The U.S. raid to finally get Osama bin Laden; dead or alive, is going to be one of those historic moments we will all talk about for years to come. Opinion on whether to release the photos of Bin Laden’s death is raging and the identities of the incredible Navy SEALS team who pulled off the impossible is still a secret.

But there is one other part of this story that has been getting its own special kind of attention. I am of course referring to the helicopters that were used in the raid. While much of the main stream media is centered around the Bin Laden aspect of the story there is a group of aviation and intelligence experts that have been captivated by what little information that has been glean from a few images of the helicopter which malfunctioned during the raid and was blown up.

David Axe at Wired’s Danger Room blog has a great post that explores the subject with some great detail but it seems that the general consensus is that these helicopters were either specifically reconfigured machines for this job alone or are quite possibly a helicopter we haven’t even seen yet, let alone heard whispers of.
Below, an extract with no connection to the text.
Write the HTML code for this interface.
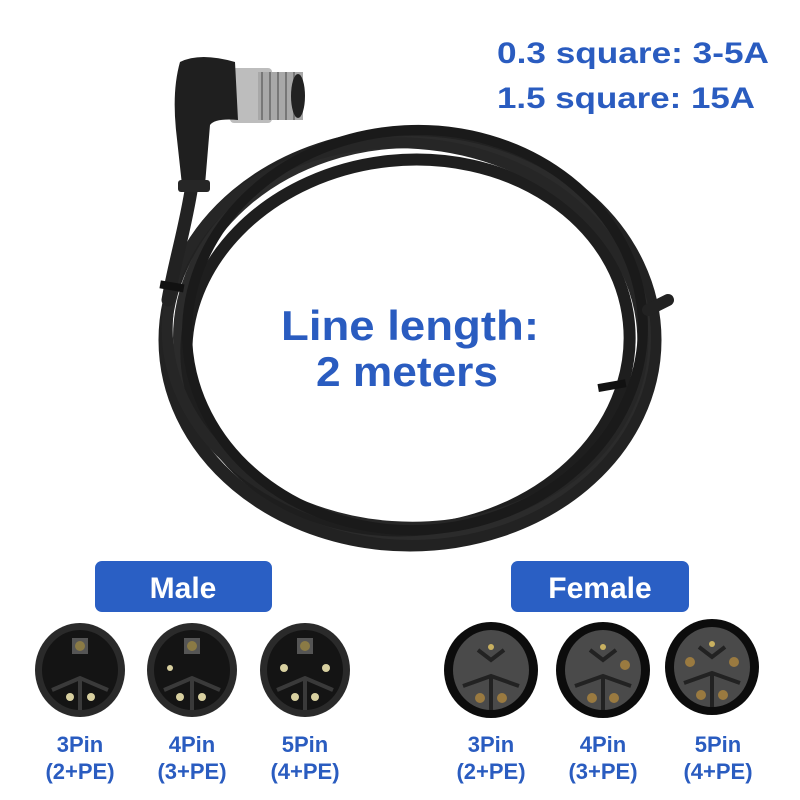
<!DOCTYPE html>
<html><head><style>
body{margin:0;background:#fff;}
svg{display:block;}
text{font-family:"Liberation Sans",sans-serif;font-weight:bold;}
</style></head><body>
<svg width="800" height="800" viewBox="0 0 800 800">
<rect width="800" height="800" fill="#fff"/>
<!-- cable coil -->
<g fill="none" stroke="#222" stroke-linecap="round">
<ellipse cx="410" cy="340" rx="245" ry="205" stroke-width="13"/>
<ellipse cx="412" cy="338" rx="233" ry="196" stroke-width="12" stroke="#2b2b2b"/>
<ellipse cx="408" cy="345" rx="222" ry="185" stroke-width="12" stroke="#1e1e1e" transform="rotate(-6 408 345)"/>
<ellipse cx="405" cy="335" rx="238" ry="192" stroke-width="11" stroke="#262626" transform="rotate(4 405 335)"/>
<ellipse cx="415" cy="330" rx="228" ry="200" stroke-width="10" stroke="#1a1a1a" transform="rotate(-3 415 330)"/>
<path d="M648 310 L668 300" stroke-width="12"/>
<path d="M192 185 C185 230 175 260 168 300" stroke-width="13"/>
</g>
<!-- ties -->
<rect x="160" y="282" width="24" height="8" fill="#111" transform="rotate(10 170 286)"/>
<rect x="598" y="382" width="28" height="8" fill="#111" transform="rotate(-10 610 386)"/>
<!-- connector -->
<rect x="230" y="68" width="42" height="55" fill="#bdbdbd" rx="4"/>
<rect x="258" y="72" width="45" height="48" fill="#a8a8a8"/>
<g stroke="#777" stroke-width="2"><line x1="262" y1="72" x2="262" y2="120"/><line x1="270" y1="72" x2="270" y2="120"/><line x1="278" y1="72" x2="278" y2="120"/><line x1="286" y1="72" x2="286" y2="120"/><line x1="294" y1="72" x2="294" y2="120"/></g>
<ellipse cx="298" cy="96" rx="7" ry="22" fill="#222"/>
<path d="M180 62 Q200 52 235 62 L238 120 Q215 118 210 125 L205 185 L182 185 L176 130 Q172 90 180 62 Z" fill="#1f1f1f"/>
<rect x="178" y="180" width="32" height="12" rx="3" fill="#262626"/>
<!-- top text -->
<text x="497" y="63" font-size="30" fill="#2a5cc0" textLength="272" lengthAdjust="spacingAndGlyphs">0.3 square: 3-5A</text>
<text x="497" y="108" font-size="30" fill="#2a5cc0" textLength="258" lengthAdjust="spacingAndGlyphs">1.5 square: 15A</text>
<text x="410" y="340" font-size="42" fill="#2a5cc0" text-anchor="middle" textLength="258" lengthAdjust="spacingAndGlyphs">Line length:</text>
<text x="407" y="386" font-size="42" fill="#2a5cc0" text-anchor="middle" textLength="182" lengthAdjust="spacingAndGlyphs">2 meters</text>
<!-- badges -->
<rect x="95" y="561" width="177" height="51" rx="7" fill="#2a5fc4"/>
<text x="183" y="598" font-size="30" fill="#fff" text-anchor="middle">Male</text>
<rect x="511" y="561" width="178" height="51" rx="7" fill="#2a5fc4"/>
<text x="600" y="598" font-size="30" fill="#fff" text-anchor="middle">Female</text>
<!-- male connectors -->
<g>
<ellipse cx="80" cy="670" rx="45" ry="47" fill="#2a2a2a"/><ellipse cx="80" cy="670" rx="38" ry="40" fill="#141414"/>
<path d="M52 690 L80 678 L108 690 M80 678 L80 710" stroke="#3a3a3a" stroke-width="4" fill="none"/>
<rect x="72" y="638" width="16" height="16" fill="#555"/><circle cx="80" cy="646" r="5" fill="#8a7a45"/>
<circle cx="70" cy="697" r="4" fill="#d8d0a0"/><circle cx="91" cy="697" r="4" fill="#d8d0a0"/>

<ellipse cx="192" cy="670" rx="45" ry="47" fill="#2a2a2a"/><ellipse cx="192" cy="670" rx="38" ry="40" fill="#141414"/>
<path d="M164 690 L192 678 L220 690 M192 678 L192 710" stroke="#3a3a3a" stroke-width="4" fill="none"/>
<rect x="184" y="638" width="16" height="16" fill="#555"/><circle cx="192" cy="646" r="5" fill="#8a7a45"/>
<circle cx="180" cy="697" r="4" fill="#d8d0a0"/><circle cx="202" cy="697" r="4" fill="#d8d0a0"/><circle cx="170" cy="668" r="3" fill="#d8d0a0"/>

<ellipse cx="305" cy="670" rx="45" ry="47" fill="#2a2a2a"/><ellipse cx="305" cy="670" rx="38" ry="40" fill="#141414"/>
<path d="M277 690 L305 678 L333 690 M305 678 L305 710" stroke="#3a3a3a" stroke-width="4" fill="none"/>
<rect x="297" y="638" width="16" height="16" fill="#555"/><circle cx="305" cy="646" r="5" fill="#8a7a45"/>
<circle cx="295" cy="697" r="4" fill="#d8d0a0"/><circle cx="315" cy="697" r="4" fill="#d8d0a0"/><circle cx="284" cy="668" r="4" fill="#d8d0a0"/><circle cx="326" cy="668" r="4" fill="#d8d0a0"/>
</g>
<!-- female connectors -->
<g>
<ellipse cx="491" cy="670" rx="47" ry="48" fill="#0c0c0c"/><ellipse cx="491" cy="670" rx="38" ry="40" fill="#4a4a4a"/>
<path d="M463 686 L491 676 L519 686 M491 676 L491 710 M478 650 L491 660 L504 650" stroke="#222" stroke-width="4" fill="none"/>
<circle cx="491" cy="647" r="3" fill="#c8b060"/><circle cx="480" cy="698" r="5" fill="#9a7a40"/><circle cx="502" cy="698" r="5" fill="#9a7a40"/>

<ellipse cx="603" cy="670" rx="47" ry="48" fill="#0c0c0c"/><ellipse cx="603" cy="670" rx="38" ry="40" fill="#4a4a4a"/>
<path d="M575 686 L603 676 L631 686 M603 676 L603 710 M590 650 L603 660 L616 650" stroke="#222" stroke-width="4" fill="none"/>
<circle cx="603" cy="647" r="3" fill="#c8b060"/><circle cx="592" cy="698" r="5" fill="#9a7a40"/><circle cx="614" cy="698" r="5" fill="#9a7a40"/><circle cx="625" cy="665" r="5" fill="#9a7a40"/>

<ellipse cx="712" cy="667" rx="47" ry="48" fill="#0c0c0c"/><ellipse cx="712" cy="667" rx="38" ry="40" fill="#4a4a4a"/>
<path d="M684 683 L712 673 L740 683 M712 673 L712 707 M699 647 L712 657 L725 647" stroke="#222" stroke-width="4" fill="none"/>
<circle cx="712" cy="644" r="3" fill="#c8b060"/><circle cx="701" cy="695" r="5" fill="#9a7a40"/><circle cx="723" cy="695" r="5" fill="#9a7a40"/><circle cx="734" cy="662" r="5" fill="#9a7a40"/><circle cx="690" cy="662" r="5" fill="#9a7a40"/>
</g>
<!-- pin labels -->
<g font-size="22" fill="#2a5cc0" text-anchor="middle">
<text x="80" y="752">3Pin</text><text x="80" y="779">(2+PE)</text>
<text x="192" y="752">4Pin</text><text x="192" y="779">(3+PE)</text>
<text x="305" y="752">5Pin</text><text x="305" y="779">(4+PE)</text>
<text x="491" y="752">3Pin</text><text x="491" y="779">(2+PE)</text>
<text x="603" y="752">4Pin</text><text x="603" y="779">(3+PE)</text>
<text x="718" y="752">5Pin</text><text x="718" y="779">(4+PE)</text>
</g>
</svg>
</body></html>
Considering the proliferation of bewildering photos from the crash site, the conservative viewpoint seems unlikely. Equally, the notion of a brand-new “black” helicopter seems far-fetched, especially considering the Army’s long history of heavily modifying existing rotorcraft for secret missions.

That leaves an upgraded, stealth-optimized MH-60 as the most likely candidate — a conclusion that jibes with CIA director Leon Panetta’s assertion Tuesday that the 25-man strike team was “carried in two Blackhawk helicopters that went in.”

A story by ace reporter Sean Naylor in Army Times, published just minutes after the initial version of this post, supports this conclusion. Naylor quotes a retired Special Forces aviator saying the special Blackhawk, modified by Lockheed Martin, has “hard edges, sort of like an … F-117? stealth fighter from the same company.

According to a source who spoke to our own Spencer Ackerman, the modifications might have taken place with the help of a mysterious Army organization called the “Technology Applications Program Office,” located at Fort Eustis, Virginia.

David points out in his post that if this is indeed a more stealthy helicopter that has proven how well it works, as evidenced by this raid, then the implications are possibly very big.

In any event, the implications are potentially enormous. For one, the existence of a stealthy helicopter means we must revise upward our assessment of U.S. Special Operations Forces’ ability to strike fast and unseen, all over the world.

Second, we should take with a grain of salt all the recent hand-wringing over the supposed decay in the American military rotorcraft industry. If we really have already fielded the world’s first radar-evading helicopter, there’s less reason to worry that the United States might have lost its chopper-making skills.

Third, the fact that the Pentagon was willing to risk its most secret whirlybird “shows the importance of the mission in the eyes of U.S. commanders,” according to Aviation Week‘s Bill Sweetman, who was, as usual, among the first to report on the new chopper.